QWhat does this crystallized intelligence test actually measure?
This test measures five dimensions of crystallized intelligence: verbal knowledge (vocabulary depth and precision), general knowledge (factual retention across multiple domains), verbal reasoning (using language-based knowledge to identify relationships and complete analogies), comprehension-knowledge (understanding and applying complex ideas across domains) and cultural and conceptual depth (breadth of conceptual frameworks across different fields of knowledge). Unlike fluid intelligence tests, which deliberately exclude prior knowledge, this test rewards the depth and breadth of what you have learned — it is explicitly a measure of accumulated intellectual capital.
QIs crystallized intelligence the same as wisdom?

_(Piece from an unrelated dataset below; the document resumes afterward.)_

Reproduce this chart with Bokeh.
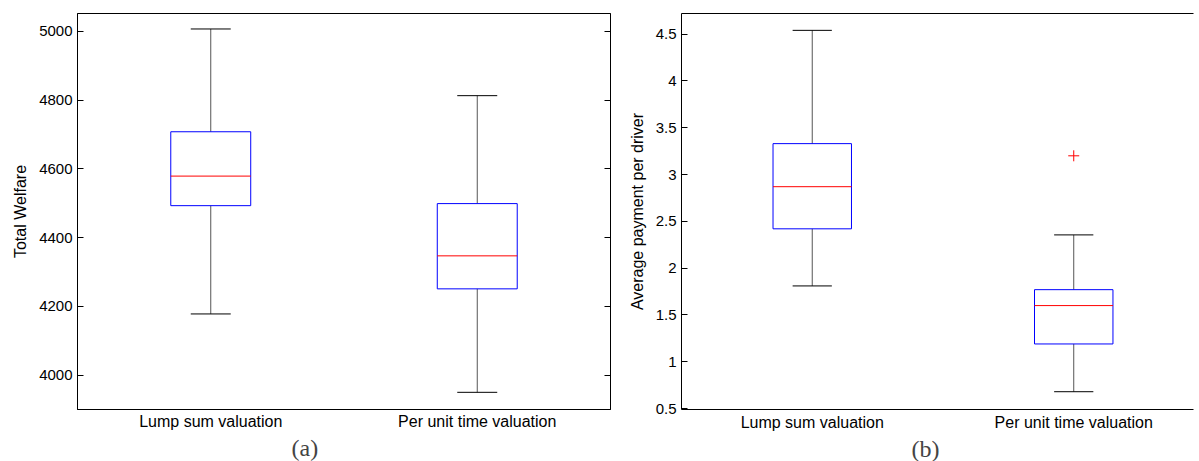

Crystallized intelligence is a necessary but not sufficient component of wisdom. Wisdom, as studied in psychology — particularly by Paul Baltes and the Berlin Wisdom Paradigm — involves several dimensions beyond Gc: factual knowledge about life, procedural knowledge about how to navigate difficult situations, understanding of life-span contexts, relativism in values and life priorities, and the ability to manage uncertainty. Crystallized intelligence provides the knowledge base that wisdom draws upon. But wisdom additionally requires emotional regulation, perspective-taking and the kind of experiential understanding that comes from having navigated real-world complexity over time. High Gc without those additional dimensions produces erudition; combined with them, it can produce something closer to wisdom.